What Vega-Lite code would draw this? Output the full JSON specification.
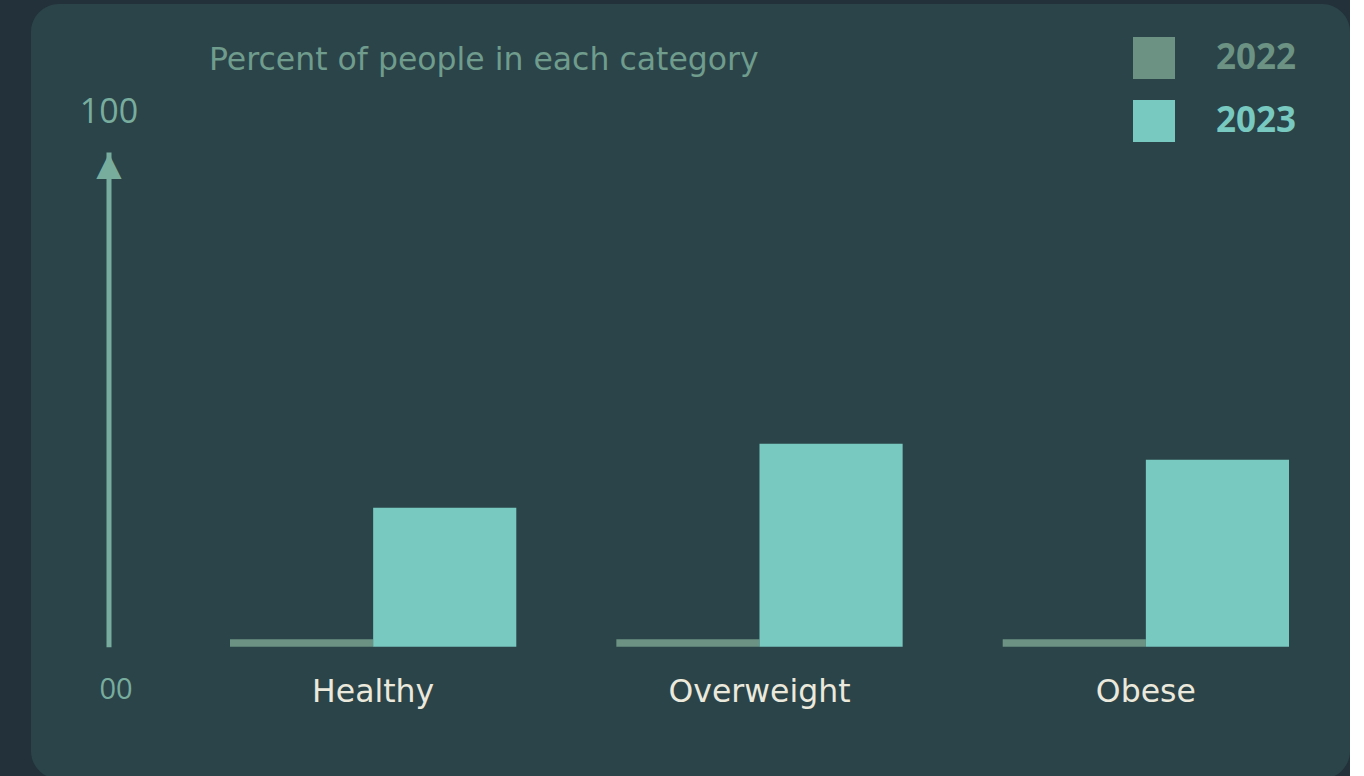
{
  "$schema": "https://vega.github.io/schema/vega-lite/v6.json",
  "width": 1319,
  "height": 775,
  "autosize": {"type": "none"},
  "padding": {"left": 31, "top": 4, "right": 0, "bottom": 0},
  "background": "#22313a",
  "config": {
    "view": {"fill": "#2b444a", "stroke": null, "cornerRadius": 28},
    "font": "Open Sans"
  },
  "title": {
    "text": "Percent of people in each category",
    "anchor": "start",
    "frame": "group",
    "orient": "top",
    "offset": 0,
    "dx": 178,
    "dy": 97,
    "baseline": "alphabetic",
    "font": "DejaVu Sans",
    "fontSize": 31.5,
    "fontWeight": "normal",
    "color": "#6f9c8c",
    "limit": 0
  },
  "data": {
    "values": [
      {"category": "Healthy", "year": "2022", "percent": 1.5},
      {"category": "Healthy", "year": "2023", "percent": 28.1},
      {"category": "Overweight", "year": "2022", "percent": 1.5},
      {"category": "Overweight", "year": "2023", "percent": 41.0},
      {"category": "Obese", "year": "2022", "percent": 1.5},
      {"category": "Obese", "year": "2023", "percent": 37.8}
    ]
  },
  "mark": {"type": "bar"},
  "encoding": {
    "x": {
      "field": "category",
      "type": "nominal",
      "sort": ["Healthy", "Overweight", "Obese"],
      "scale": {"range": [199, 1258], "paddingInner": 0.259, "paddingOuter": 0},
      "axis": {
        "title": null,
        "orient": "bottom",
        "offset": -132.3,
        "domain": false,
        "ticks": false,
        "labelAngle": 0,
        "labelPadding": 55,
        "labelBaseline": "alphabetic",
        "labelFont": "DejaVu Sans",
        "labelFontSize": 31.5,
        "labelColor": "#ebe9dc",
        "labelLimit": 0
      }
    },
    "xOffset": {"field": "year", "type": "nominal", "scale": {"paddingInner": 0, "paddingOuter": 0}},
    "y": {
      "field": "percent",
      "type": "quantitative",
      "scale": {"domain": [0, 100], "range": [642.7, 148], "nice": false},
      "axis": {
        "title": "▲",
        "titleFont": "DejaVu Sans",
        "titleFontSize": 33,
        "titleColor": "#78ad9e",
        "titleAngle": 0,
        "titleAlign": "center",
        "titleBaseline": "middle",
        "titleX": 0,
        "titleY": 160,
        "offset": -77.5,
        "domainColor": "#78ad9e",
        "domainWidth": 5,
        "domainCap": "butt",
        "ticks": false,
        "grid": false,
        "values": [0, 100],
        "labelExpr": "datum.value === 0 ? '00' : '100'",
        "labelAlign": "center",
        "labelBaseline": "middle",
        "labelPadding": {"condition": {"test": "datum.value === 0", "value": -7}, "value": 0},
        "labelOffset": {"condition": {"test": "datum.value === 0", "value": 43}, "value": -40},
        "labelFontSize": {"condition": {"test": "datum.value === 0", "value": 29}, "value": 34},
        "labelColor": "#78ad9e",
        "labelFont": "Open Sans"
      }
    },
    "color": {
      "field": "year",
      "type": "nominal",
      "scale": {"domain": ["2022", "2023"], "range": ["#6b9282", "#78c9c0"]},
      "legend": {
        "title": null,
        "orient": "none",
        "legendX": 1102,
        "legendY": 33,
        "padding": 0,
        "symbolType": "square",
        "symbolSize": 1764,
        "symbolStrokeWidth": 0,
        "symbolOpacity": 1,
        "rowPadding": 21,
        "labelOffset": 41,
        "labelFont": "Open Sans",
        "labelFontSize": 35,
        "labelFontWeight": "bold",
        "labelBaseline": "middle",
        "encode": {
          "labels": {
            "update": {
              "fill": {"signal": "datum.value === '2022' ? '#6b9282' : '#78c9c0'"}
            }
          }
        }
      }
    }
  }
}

============

Ignore the images and quote every line of the listing exactly.

What Vega-Lite code would draw this? Output the full JSON specification.
{
  "$schema": "https://vega.github.io/schema/vega-lite/v6.json",
  "width": 1319,
  "height": 775,
  "autosize": {"type": "none"},
  "padding": {"left": 31, "top": 4, "right": 0, "bottom": 0},
  "background": "#22313a",
  "config": {
    "view": {"fill": "#2b444a", "stroke": null, "cornerRadius": 28},
    "font": "Open Sans"
  },
  "title": {
    "text": "Percent of people in each category",
    "anchor": "start",
    "frame": "group",
    "orient": "top",
    "offset": 0,
    "dx": 178,
    "dy": 97,
    "baseline": "alphabetic",
    "font": "DejaVu Sans",
    "fontSize": 31.5,
    "fontWeight": "normal",
    "color": "#6f9c8c",
    "limit": 0
  },
  "data": {
    "values": [
      {"category": "Healthy", "year": "2022", "percent": 1.5},
      {"category": "Healthy", "year": "2023", "percent": 28.1},
      {"category": "Overweight", "year": "2022", "percent": 1.5},
      {"category": "Overweight", "year": "2023", "percent": 41.0},
      {"category": "Obese", "year": "2022", "percent": 1.5},
      {"category": "Obese", "year": "2023", "percent": 37.8}
    ]
  },
  "mark": {"type": "bar"},
  "encoding": {
    "x": {
      "field": "category",
      "type": "nominal",
      "sort": ["Healthy", "Overweight", "Obese"],
      "scale": {"range": [199, 1258], "paddingInner": 0.259, "paddingOuter": 0},
      "axis": {
        "title": null,
        "orient": "bottom",
        "offset": -132.3,
        "domain": false,
        "ticks": false,
        "labelAngle": 0,
        "labelPadding": 55,
        "labelBaseline": "alphabetic",
        "labelFont": "DejaVu Sans",
        "labelFontSize": 31.5,
        "labelColor": "#ebe9dc",
        "labelLimit": 0
      }
    },
    "xOffset": {"field": "year", "type": "nominal", "scale": {"paddingInner": 0, "paddingOuter": 0}},
    "y": {
      "field": "percent",
      "type": "quantitative",
      "scale": {"domain": [0, 100], "range": [642.7, 148], "nice": false},
      "axis": {
        "title": "▲",
        "titleFont": "DejaVu Sans",
        "titleFontSize": 33,
        "titleColor": "#78ad9e",
        "titleAngle": 0,
        "titleAlign": "center",
        "titleBaseline": "middle",
        "titleX": 0,
        "titleY": 160,
        "offset": -77.5,
        "domainColor": "#78ad9e",
        "domainWidth": 5,
        "domainCap": "butt",
        "ticks": false,
        "grid": false,
        "values": [0, 100],
        "labelExpr": "datum.value === 0 ? '00' : '100'",
        "labelAlign": "center",
        "labelBaseline": "middle",
        "labelPadding": {"condition": {"test": "datum.value === 0", "value": -7}, "value": 0},
        "labelOffset": {"condition": {"test": "datum.value === 0", "value": 43}, "value": -40},
        "labelFontSize": {"condition": {"test": "datum.value === 0", "value": 29}, "value": 34},
        "labelColor": "#78ad9e",
        "labelFont": "Open Sans"
      }
    },
    "color": {
      "field": "year",
      "type": "nominal",
      "scale": {"domain": ["2022", "2023"], "range": ["#6b9282", "#78c9c0"]},
      "legend": {
        "title": null,
        "orient": "none",
        "legendX": 1102,
        "legendY": 33,
        "padding": 0,
        "symbolType": "square",
        "symbolSize": 1764,
        "symbolStrokeWidth": 0,
        "symbolOpacity": 1,
        "rowPadding": 21,
        "labelOffset": 41,
        "labelFont": "Open Sans",
        "labelFontSize": 35,
        "labelFontWeight": "bold",
        "labelBaseline": "middle",
        "encode": {
          "labels": {
            "update": {
              "fill": {"signal": "datum.value === '2022' ? '#6b9282' : '#78c9c0'"}
            }
          }
        }
      }
    }
  }
}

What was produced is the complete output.